The ground dynamic of the myth of the double quaternity would, in the end, present humanity with stark alternatives. Either the divinely based opposites will come into those unities that redeem divinity and humanity as two sides of the same process or the opposites will continue to petrify in individual and community possessed by truncated archetypal compulsions destined to destroy each other. Currently in so many places in the world it is not difficult to identify this sad scenario in the destructive nature of archetypal hatred turning community against community. At this point the mystical values of the myth of the double quaternity move beyond idle sociological, psychological or religious speculation. They take on survival value. If we cannot get to a point of rest beyond the inner archetypal war which would enable the intrapsychic combatants more humane incarnation in conscious life, then the combatants’ archetypal concretion in individual and community is likely to continue to threaten the species. Jung died in the Cold War when then as now archetypal absolutes pitted communities against each other in potentially lethal interface.

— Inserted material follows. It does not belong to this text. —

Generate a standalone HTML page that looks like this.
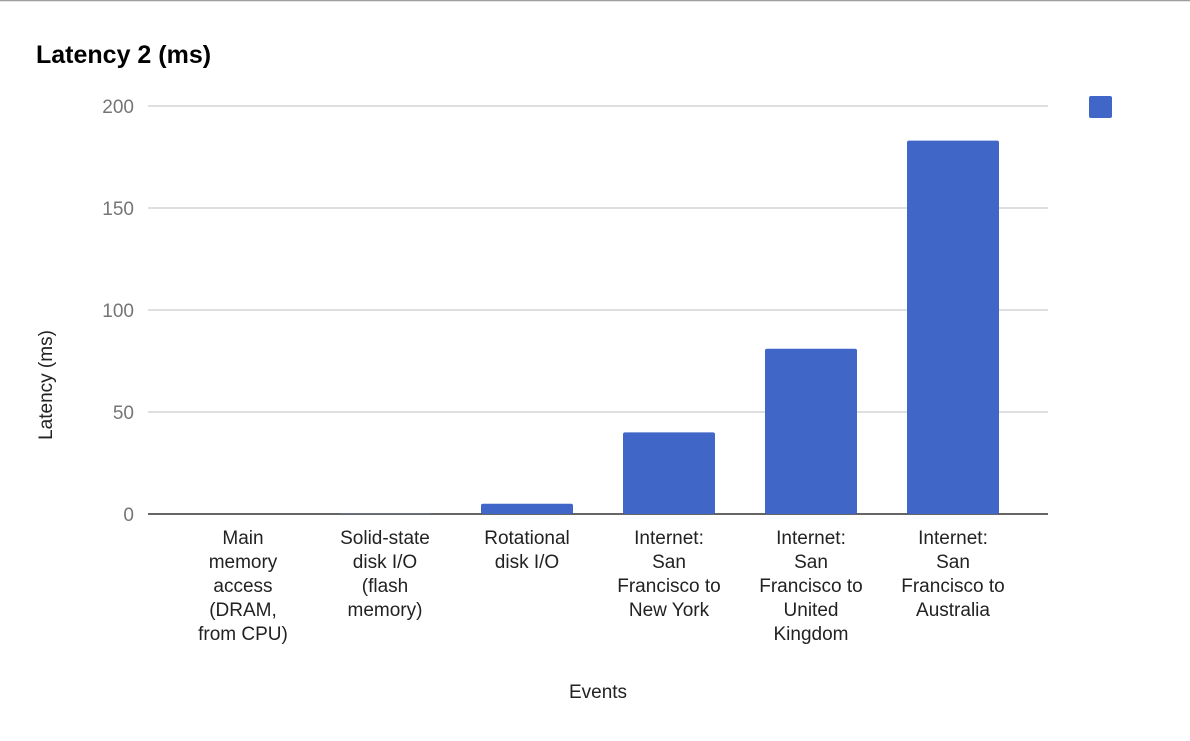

Yet near the end he could still write, “The afternoon of humanity, in a distant future, may yet evolve a different ideal. In time even conquest will cease to be the dream.”1 For Jung, and the mystics who inform his work, only humanity’s recovery of its deepest ground made real in living memory will enable it to move beyond archetypal enmity to the embrace of the other as other, and to the wealth such embrace could yield if humanity is, indeed, to enjoy its afternoon.